You might think that such a fabric may feel stiff and restrictive when cycling but I’ve not found that to be the case. It’s a great weight of fabric for mountain biking. It moves. It doesn’t bunch or cinch. But it also doesn’t flap about.
It’s a tough fabric too. It’s weirdly reminiscent of denim in its feel. Not as coarse or thick but it definitely has that relatively stiff matte finish feel of denim. Not everywhere mind. Turn the jacket inside out and you can see that it’s made up of at least two differing types of material. Or at least two differently lined versions of the same exterior fabric.
The cut, which I snobbishly rubbished in February Fresh Goods, has turned out to be bang on.

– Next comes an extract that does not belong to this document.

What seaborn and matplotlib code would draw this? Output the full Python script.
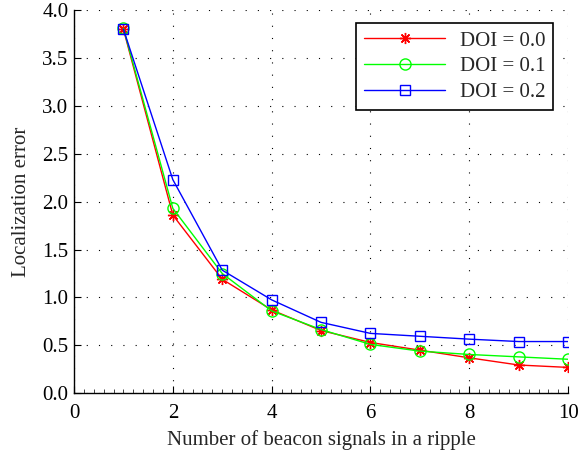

The front is not too high at all. It mates well with modern riding trousers.
The sleeves are a perfect length. The modest extra bits that extend a bit over the top/forward of the wrist do an effective job of helping to keep chills and dampness from getting inside the sleeves. I didn’t mind the lack of adjustment of the cuffs (they’re simply elasticated slightly).
The droptail is one of the less annoying ones if used (again, minimal flapping about) but still does a good job of preventing filth getting into/on to your lower back zone.
I’ve not entirely sure the rather dinky zipped vents do much but hey, they’re a nice placebo and don’t add anything in the way of extra bulk or discomfort so I can live with them.
The Napoleon pocket is a good size for what it needs to do. Which is hold a modern smartphone and maybe a key. Again, the relatively stiff nature of the fabric is also great here as it stops this pocket’s contents from jangling around excessively or being lumpy against your chest.
There is also a fairly capacious rear pocket on the rear but I must confess to never really using it. If I have stuff to carry I wear a hip pack. Apparently you can stow the whole jacket back in on itself inside this rear pocket but I’m not really sure anyone would ever need to. It’s hardly a stuffsack-size garment.
One of the best things about this Rockrider ST 700 Rain Jacket is that it still works and looks like new. It hasn’t lost its ability to bead and thus shed away water droplets. It hasn’t had to be visited by the Gorilla Tape fairies to repair rips from bushes/crashes. No zips have bust. No zip pulls have come off.

Again with the fabric, I’d just like to add that it doesn’t feel too hideous when it comes in contact with bare skin. Some jackets can feel horribly clammy and freezing when they touch your bare forearms or around your neck. This jacket feels fine against skin. More kind of matte/canvassy/cotton feeling as opposed to dead-frog pelt.
Finally, hoods on mountain jackets are an essential. Don’t trust anyone who says otherwise! Even when just on keeping-it-local rides I’ve been so pleased to have a hood to call upon when the weather truly turns on you.
The hood on the Rockrider ST 700 Rain Jacket has a most excellent trick up its… er, sleeve. It pulls over the front lip of your helmet peak; it’s held in place by an integrated flap of fabric. What a great feature. It really does help keep the hood in place when riding in blustery winds.
Overall
Great fabric, great cut, great features, great price, great colour.